Opinião Jurídica
Fernando Bernardi Gallacci
Há cada vez mais interesse nos projetos de resíduos sólidos urbanos (RSU). Talvez pela melhora regulatória causada pelo novo Marco do Saneamento. Talvez por conta da emissão da primeira norma de referência da Agência Nacional de Águas e Saneamento Básico (ANA), que fixou parâmetros para estruturar a cobrança pelos serviços. Talvez, ainda, pelo lançamento de diferentes concessões apoiadas por órgãos federais (como FEP/Caixa).
Está na pauta do dia a busca de clareza, pelos investidores, da estrutura de financiamento dos empreendimentos público-privados, suas garantias e estruturas de contraprestação, sendo fundamental o entendimento da legislação e dos últimos precedentes.
Embora haja discussão no Supremo Tribunal Federal (STF), por meio do RE 847.429/SC, a Lei do Saneamento exige que o titular dos serviços de RSU preveja um mecanismo de cobrança, mediante taxa, tarifa ou preço público, sob pena de prejudicar a sustentabilidade econômico-financeira dos serviços e atrair crime de responsabilidade fiscal.
Os preços devem guardar relação com o nível de rendados usuários e com os recursos necessários para promover a destinação adequada de RSU, mas não só. Segundo a legislação, ainda é possível lastrear os preços nas estimativas do uso dos serviços por meio, por exemplo, do consumo de água, frequência de coleta, ou características volumétricas dos resíduos.
A cobrança dos serviços poderá adotar diferentes instrumentos, seja mediante emissão da nota conjunta com o IPTU, seja por meio de cofaturamento com as contas de água ou de luz.
As formas de “fatura específica” ou “cofaturamento” são incentivadas pela regulação de referência da ANA, a qual lhes confere prioridade em face das demais alternativas. Quer dizer, as autoridades devem preferencialmente adotar expedientes como o cofaturamento nas contas de água ou de luz para assegurar o pagamento pelo manejo de resíduos, devendo motivar sua escolha caso decidam seguir com solução alheia, por exemplo, atrelada a cobrança via IPTU ou algum carnê.

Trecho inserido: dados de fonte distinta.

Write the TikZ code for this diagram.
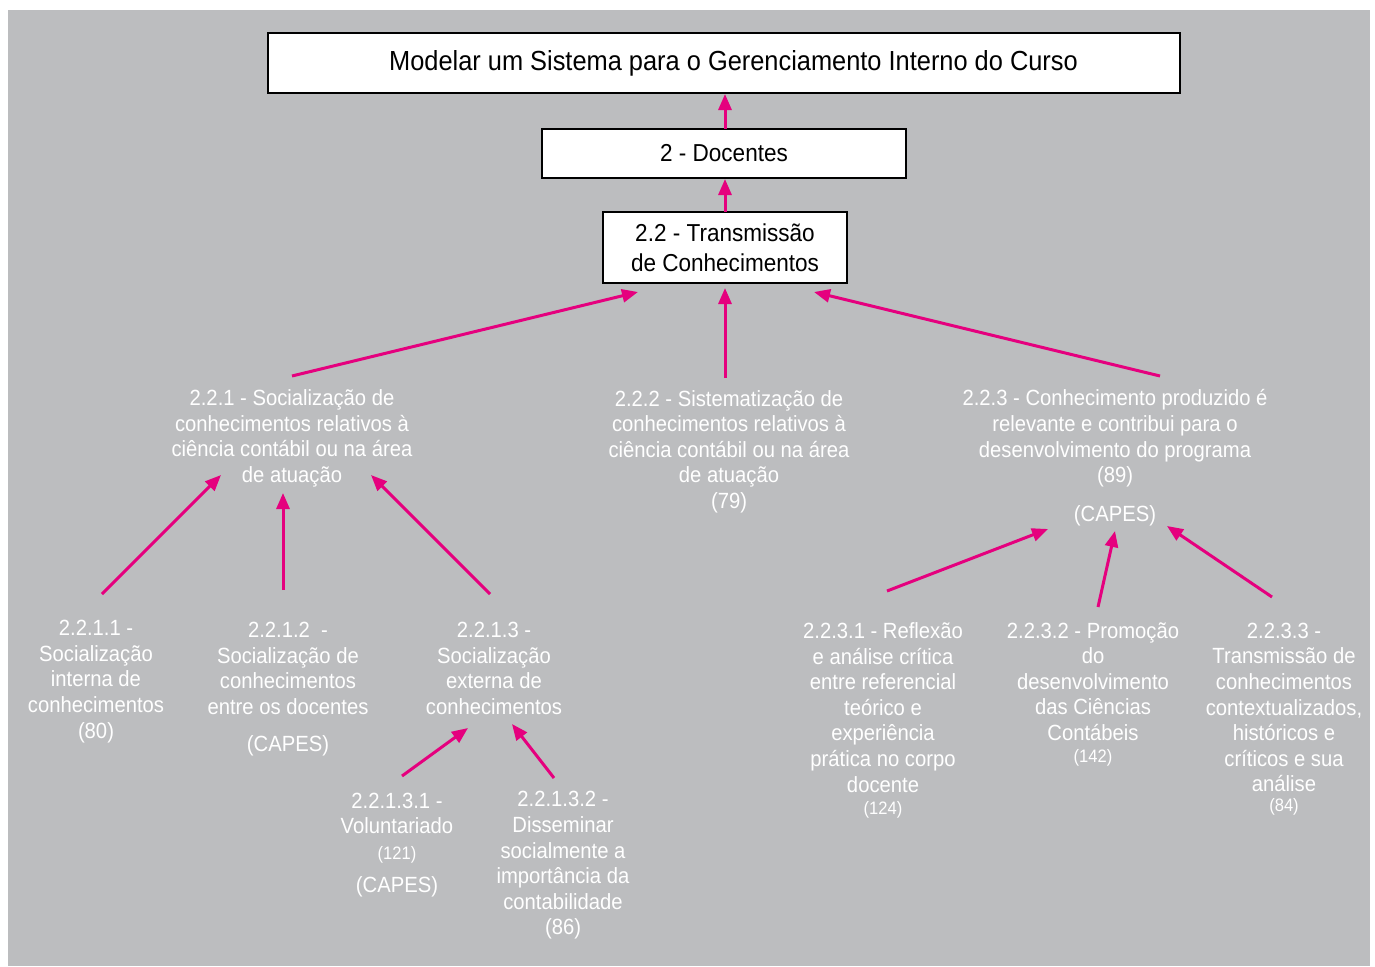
\documentclass[tikz,border=0pt]{standalone}
\usepackage{fontspec}
\setmainfont{Liberation Sans}[FakeStretch=0.92]
\usetikzlibrary{arrows.meta}
\definecolor{bggray}{HTML}{BCBDBF}
\definecolor{pinkarrow}{HTML}{E5007E}
\tikzset{
  box/.style={draw=black, line width=2pt, fill=white, inner sep=0pt, align=center, text=black},
  lbl/.style={text=white, align=center, inner sep=0pt, yshift=-2.5pt, font=\fontsize{22}{25.6}\selectfont},
  lblsmall/.style={text=white, align=center, inner sep=0pt, yshift=-2.5pt, font=\fontsize{18}{22}\selectfont},
  arr/.style={draw=pinkarrow, line width=3pt, -{Triangle[length=16pt,width=13pt]}},
}
\begin{document}
\begin{tikzpicture}[x=1pt,y=-1pt]
\useasboundingbox (0,0) rectangle (1375,966);
\fill[white] (0,0) rectangle (1375,966);
\fill[bggray] (8,10) rectangle (1370,966);

% boxes
\node[box, minimum width=912pt, minimum height=60pt, font=\fontsize{27.6}{30}\selectfont] (top) at (724,63) {\hspace*{19pt}Modelar um Sistema para o Gerenciamento Interno do Curso};
\node[box, minimum width=364pt, minimum height=49pt, font=\fontsize{24.5}{30}\selectfont] (doc) at (724,153.5) {2 - Docentes};
\node[box, minimum width=244pt, minimum height=71pt, font=\fontsize{24.5}{30}\selectfont] (t22) at (725,247.5) {2.2 - Transmissão\\de Conhecimentos};

% level 2.2.x
\node[lbl] (n221) at (292,436) {2.2.1 - Socialização de\\conhecimentos relativos à\\ciência contábil ou na área\\de atuação};
\node[lbl] (n222) at (729,449) {2.2.2 - Sistematização de\\conhecimentos relativos à\\ciência contábil ou na área\\de atuação\\(79)};
\node[lbl] (n223) at (1115,436) {2.2.3 - Conhecimento produzido é\\relevante e contribui para o\\desenvolvimento do programa\\(89)};
\node[lbl] (n223c) at (1115,513) {(CAPES)};

% level 2.2.1.x
\node[lbl] (n2211) at (96,679) {2.2.1.1 -\\Socialização\\interna de\\conhecimentos\\(80)};
\node[lbl] (n2212) at (288,666) {2.2.1.2\ \ -\\Socialização de\\conhecimentos\\entre os docentes};
\node[lbl] (n2212c) at (288,743) {(CAPES)};
\node[lbl] (n2213) at (494,666) {2.2.1.3 -\\Socialização\\externa de\\conhecimentos};

% level 2.2.1.3.x
\node[lbl] (n22131) at (397,811) {2.2.1.3.1 -\\Voluntariado};
\node[lblsmall] (n22131n) at (397,852) {(121)};
\node[lbl] (n22131c) at (397,884) {(CAPES)};
\node[lbl] (n22132) at (563,863) {2.2.1.3.2 -\\Disseminar\\socialmente a\\importância da\\contabilidade\\(86)};

% level 2.2.3.x
\node[lbl] (n2231) at (883,705) {2.2.3.1 - Reflexão\\e análise crítica\\entre referencial\\teórico e\\experiência\\prática no corpo\\docente};
\node[lblsmall] (n2231n) at (883,807) {(124)};
\node[lbl] (n2232) at (1093,679) {2.2.3.2 - Promoção\\do\\desenvolvimento\\das Ciências\\Contábeis};
\node[lblsmall] (n2232n) at (1093,755) {(142)};
\node[lbl] (n2233) at (1284,705) {2.2.3.3 -\\Transmissão de\\conhecimentos\\contextualizados,\\históricos e\\críticos e sua\\análise};
\node[lblsmall] (n2233n) at (1284,804) {(84)};

% arrow end points
\coordinate (a1s) at (725,129); \coordinate (a1e) at (725,94);
\coordinate (a2s) at (725,212); \coordinate (a2e) at (725,179);
\coordinate (a3s) at (292,376); \coordinate (a3e) at (638,292);
\coordinate (a4s) at (725,378); \coordinate (a4e) at (725,288);
\coordinate (a5s) at (1160,376); \coordinate (a5e) at (814,292);
\coordinate (b1s) at (102,594); \coordinate (b1e) at (221,475);
\coordinate (b2s) at (283,590); \coordinate (b2e) at (283,493);
\coordinate (b3s) at (490,594); \coordinate (b3e) at (371,475);
\coordinate (c1s) at (402,776); \coordinate (c1e) at (468,728);
\coordinate (c2s) at (554,778); \coordinate (c2e) at (512,724);
\coordinate (d1s) at (887,591); \coordinate (d1e) at (1048,529);
\coordinate (d2s) at (1098,607); \coordinate (d2e) at (1115,531);
\coordinate (d3s) at (1272,597); \coordinate (d3e) at (1167,526);

\draw[arr] (a1s) -- (a1e);
\draw[arr] (a2s) -- (a2e);
\draw[arr] (a3s) -- (a3e);
\draw[arr] (a4s) -- (a4e);
\draw[arr] (a5s) -- (a5e);
\draw[arr] (b1s) -- (b1e);
\draw[arr] (b2s) -- (b2e);
\draw[arr] (b3s) -- (b3e);
\draw[arr] (c1s) -- (c1e);
\draw[arr] (c2s) -- (c2e);
\draw[arr] (d1s) -- (d1e);
\draw[arr] (d2s) -- (d2e);
\draw[arr] (d3s) -- (d3e);
\end{tikzpicture}
\end{document}
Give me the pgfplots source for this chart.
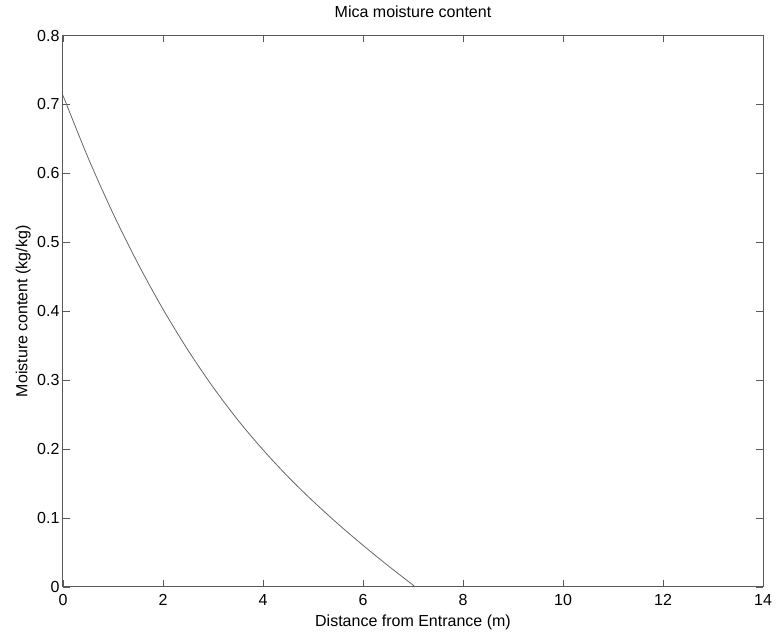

Se adotada cobrança tarifária, os contornos da gestão comercial precisam constar do respectivo contrato de parceria, enquanto a instituição de taxa de lixo exige lei específica.
Na hipótese de tarifa, o reajuste dos preços é contratual e preferencialmente deve ocorrer a cada 12 meses. Caso a remuneração ocorra mediante taxa, o reajuste precisa ser operado com apoio de nova legislação, seguindo os princípios tributários, como legalidade, anterioridade e utilização das receitas aos fatos que deram origem ao tributo.
Por lei, é fundamental que a delegação dos serviços de manejo de RSU demonstre a sua sustentabilidade econômico-financeira, atestando a existência de recursos suficientes para o pagamento dos valores exigidos para execução dos serviços, com projeção futura de dispêndios. Essa previsão é acompanhada da exigência, também prescrita em lei, de que seja dada clareza da fonte de montantes que irá lastrear os pagamentos governamentais nas contratações.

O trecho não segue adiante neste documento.